Print exactly what lies from the line with "Write a Python" down to the line with "draw(axB, n_load, b_1987, b_1988, b_1989, extra=b_1987b)", counting both of those lines, but not the pictures.
——————————
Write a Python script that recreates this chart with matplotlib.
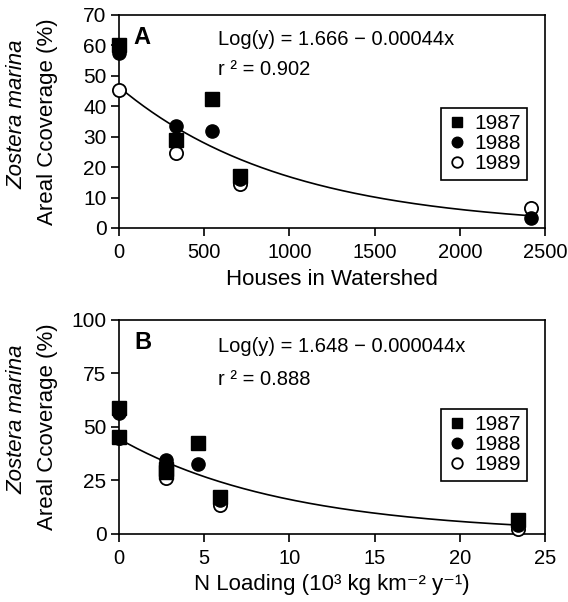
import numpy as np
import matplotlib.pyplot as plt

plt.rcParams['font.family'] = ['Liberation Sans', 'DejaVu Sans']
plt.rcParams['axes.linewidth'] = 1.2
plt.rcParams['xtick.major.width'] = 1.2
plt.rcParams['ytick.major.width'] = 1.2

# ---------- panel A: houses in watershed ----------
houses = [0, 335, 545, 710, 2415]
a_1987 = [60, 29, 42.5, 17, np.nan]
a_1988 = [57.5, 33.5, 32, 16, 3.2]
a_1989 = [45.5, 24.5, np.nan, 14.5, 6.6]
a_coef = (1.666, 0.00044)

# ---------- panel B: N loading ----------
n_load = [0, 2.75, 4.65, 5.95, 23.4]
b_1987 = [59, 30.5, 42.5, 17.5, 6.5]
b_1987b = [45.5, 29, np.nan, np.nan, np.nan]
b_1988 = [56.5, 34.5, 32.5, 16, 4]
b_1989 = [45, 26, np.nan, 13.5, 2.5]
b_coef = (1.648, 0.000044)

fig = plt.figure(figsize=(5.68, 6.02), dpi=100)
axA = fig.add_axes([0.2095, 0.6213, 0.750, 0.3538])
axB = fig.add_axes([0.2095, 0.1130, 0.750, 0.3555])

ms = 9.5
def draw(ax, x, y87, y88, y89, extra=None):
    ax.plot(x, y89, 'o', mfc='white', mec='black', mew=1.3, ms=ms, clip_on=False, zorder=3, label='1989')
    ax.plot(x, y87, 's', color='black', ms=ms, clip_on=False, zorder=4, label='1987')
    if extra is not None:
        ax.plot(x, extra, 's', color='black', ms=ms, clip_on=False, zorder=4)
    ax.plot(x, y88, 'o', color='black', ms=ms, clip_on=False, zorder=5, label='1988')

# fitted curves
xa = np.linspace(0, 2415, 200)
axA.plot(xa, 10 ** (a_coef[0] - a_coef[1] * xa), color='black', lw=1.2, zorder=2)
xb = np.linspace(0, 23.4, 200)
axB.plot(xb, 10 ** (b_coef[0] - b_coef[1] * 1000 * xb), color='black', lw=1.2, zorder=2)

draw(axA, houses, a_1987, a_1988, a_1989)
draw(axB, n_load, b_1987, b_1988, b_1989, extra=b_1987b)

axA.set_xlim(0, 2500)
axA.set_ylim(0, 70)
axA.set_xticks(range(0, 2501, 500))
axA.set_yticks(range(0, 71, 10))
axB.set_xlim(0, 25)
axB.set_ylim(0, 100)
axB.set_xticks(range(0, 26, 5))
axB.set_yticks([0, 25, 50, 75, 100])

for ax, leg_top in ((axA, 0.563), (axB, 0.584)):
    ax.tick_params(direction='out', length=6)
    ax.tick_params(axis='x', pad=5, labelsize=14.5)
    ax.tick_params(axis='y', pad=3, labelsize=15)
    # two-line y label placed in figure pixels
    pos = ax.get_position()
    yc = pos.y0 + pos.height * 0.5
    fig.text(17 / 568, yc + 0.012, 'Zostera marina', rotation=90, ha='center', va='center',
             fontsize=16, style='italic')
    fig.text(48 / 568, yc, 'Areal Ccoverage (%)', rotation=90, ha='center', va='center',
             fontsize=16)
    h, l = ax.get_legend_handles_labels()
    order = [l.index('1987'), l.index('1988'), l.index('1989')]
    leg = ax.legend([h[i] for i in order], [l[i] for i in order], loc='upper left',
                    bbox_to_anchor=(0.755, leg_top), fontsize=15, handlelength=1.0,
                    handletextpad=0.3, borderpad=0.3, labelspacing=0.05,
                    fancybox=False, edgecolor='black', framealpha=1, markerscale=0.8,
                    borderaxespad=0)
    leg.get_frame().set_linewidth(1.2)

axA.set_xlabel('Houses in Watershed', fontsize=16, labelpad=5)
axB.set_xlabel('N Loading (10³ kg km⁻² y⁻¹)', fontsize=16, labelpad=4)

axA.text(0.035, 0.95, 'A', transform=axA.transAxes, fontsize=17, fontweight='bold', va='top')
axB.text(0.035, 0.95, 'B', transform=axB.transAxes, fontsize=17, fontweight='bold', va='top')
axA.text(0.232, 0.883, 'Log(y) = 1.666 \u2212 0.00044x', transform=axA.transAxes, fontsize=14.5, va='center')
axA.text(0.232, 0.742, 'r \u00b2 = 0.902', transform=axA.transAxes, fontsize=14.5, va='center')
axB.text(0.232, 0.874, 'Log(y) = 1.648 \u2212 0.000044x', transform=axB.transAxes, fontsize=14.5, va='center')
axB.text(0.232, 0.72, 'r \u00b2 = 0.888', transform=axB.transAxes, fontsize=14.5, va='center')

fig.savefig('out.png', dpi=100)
——————————
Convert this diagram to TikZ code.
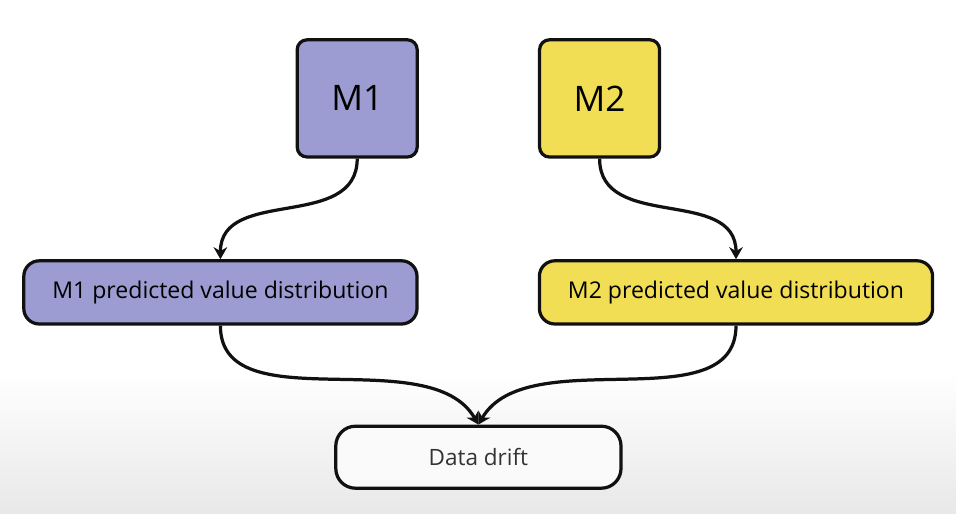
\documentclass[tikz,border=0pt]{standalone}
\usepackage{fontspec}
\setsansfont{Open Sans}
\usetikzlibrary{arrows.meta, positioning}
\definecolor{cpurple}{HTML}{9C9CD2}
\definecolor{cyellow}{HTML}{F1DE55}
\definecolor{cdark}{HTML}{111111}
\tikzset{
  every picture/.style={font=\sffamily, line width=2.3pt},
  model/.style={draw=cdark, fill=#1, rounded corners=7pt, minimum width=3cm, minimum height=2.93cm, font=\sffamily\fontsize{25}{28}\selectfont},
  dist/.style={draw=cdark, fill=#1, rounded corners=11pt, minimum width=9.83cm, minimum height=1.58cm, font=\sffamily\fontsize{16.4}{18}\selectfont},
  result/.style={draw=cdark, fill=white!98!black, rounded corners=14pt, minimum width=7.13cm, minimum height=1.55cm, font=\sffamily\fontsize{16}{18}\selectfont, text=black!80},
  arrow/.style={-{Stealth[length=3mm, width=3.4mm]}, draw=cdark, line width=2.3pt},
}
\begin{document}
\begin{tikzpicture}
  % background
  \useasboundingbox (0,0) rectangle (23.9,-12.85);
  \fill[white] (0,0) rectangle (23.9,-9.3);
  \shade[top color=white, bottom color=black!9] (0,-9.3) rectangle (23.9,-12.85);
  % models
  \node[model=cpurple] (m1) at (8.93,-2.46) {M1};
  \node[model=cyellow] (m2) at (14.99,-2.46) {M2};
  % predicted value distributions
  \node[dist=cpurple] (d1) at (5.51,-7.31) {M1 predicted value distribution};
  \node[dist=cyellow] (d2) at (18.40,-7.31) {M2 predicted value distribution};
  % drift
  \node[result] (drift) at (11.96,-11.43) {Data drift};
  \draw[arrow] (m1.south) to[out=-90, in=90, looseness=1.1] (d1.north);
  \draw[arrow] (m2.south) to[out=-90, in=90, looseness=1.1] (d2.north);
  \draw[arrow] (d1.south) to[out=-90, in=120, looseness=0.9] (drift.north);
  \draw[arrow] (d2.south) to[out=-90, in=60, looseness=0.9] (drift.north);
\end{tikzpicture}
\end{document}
——————————
• ANSWER BELOW:
Write a Python script that recreates this chart with matplotlib.
import numpy as np
import matplotlib.pyplot as plt

plt.rcParams['font.family'] = ['Liberation Sans', 'DejaVu Sans']
plt.rcParams['axes.linewidth'] = 1.2
plt.rcParams['xtick.major.width'] = 1.2
plt.rcParams['ytick.major.width'] = 1.2

# ---------- panel A: houses in watershed ----------
houses = [0, 335, 545, 710, 2415]
a_1987 = [60, 29, 42.5, 17, np.nan]
a_1988 = [57.5, 33.5, 32, 16, 3.2]
a_1989 = [45.5, 24.5, np.nan, 14.5, 6.6]
a_coef = (1.666, 0.00044)

# ---------- panel B: N loading ----------
n_load = [0, 2.75, 4.65, 5.95, 23.4]
b_1987 = [59, 30.5, 42.5, 17.5, 6.5]
b_1987b = [45.5, 29, np.nan, np.nan, np.nan]
b_1988 = [56.5, 34.5, 32.5, 16, 4]
b_1989 = [45, 26, np.nan, 13.5, 2.5]
b_coef = (1.648, 0.000044)

fig = plt.figure(figsize=(5.68, 6.02), dpi=100)
axA = fig.add_axes([0.2095, 0.6213, 0.750, 0.3538])
axB = fig.add_axes([0.2095, 0.1130, 0.750, 0.3555])

ms = 9.5
def draw(ax, x, y87, y88, y89, extra=None):
    ax.plot(x, y89, 'o', mfc='white', mec='black', mew=1.3, ms=ms, clip_on=False, zorder=3, label='1989')
    ax.plot(x, y87, 's', color='black', ms=ms, clip_on=False, zorder=4, label='1987')
    if extra is not None:
        ax.plot(x, extra, 's', color='black', ms=ms, clip_on=False, zorder=4)
    ax.plot(x, y88, 'o', color='black', ms=ms, clip_on=False, zorder=5, label='1988')

# fitted curves
xa = np.linspace(0, 2415, 200)
axA.plot(xa, 10 ** (a_coef[0] - a_coef[1] * xa), color='black', lw=1.2, zorder=2)
xb = np.linspace(0, 23.4, 200)
axB.plot(xb, 10 ** (b_coef[0] - b_coef[1] * 1000 * xb), color='black', lw=1.2, zorder=2)

draw(axA, houses, a_1987, a_1988, a_1989)
draw(axB, n_load, b_1987, b_1988, b_1989, extra=b_1987b)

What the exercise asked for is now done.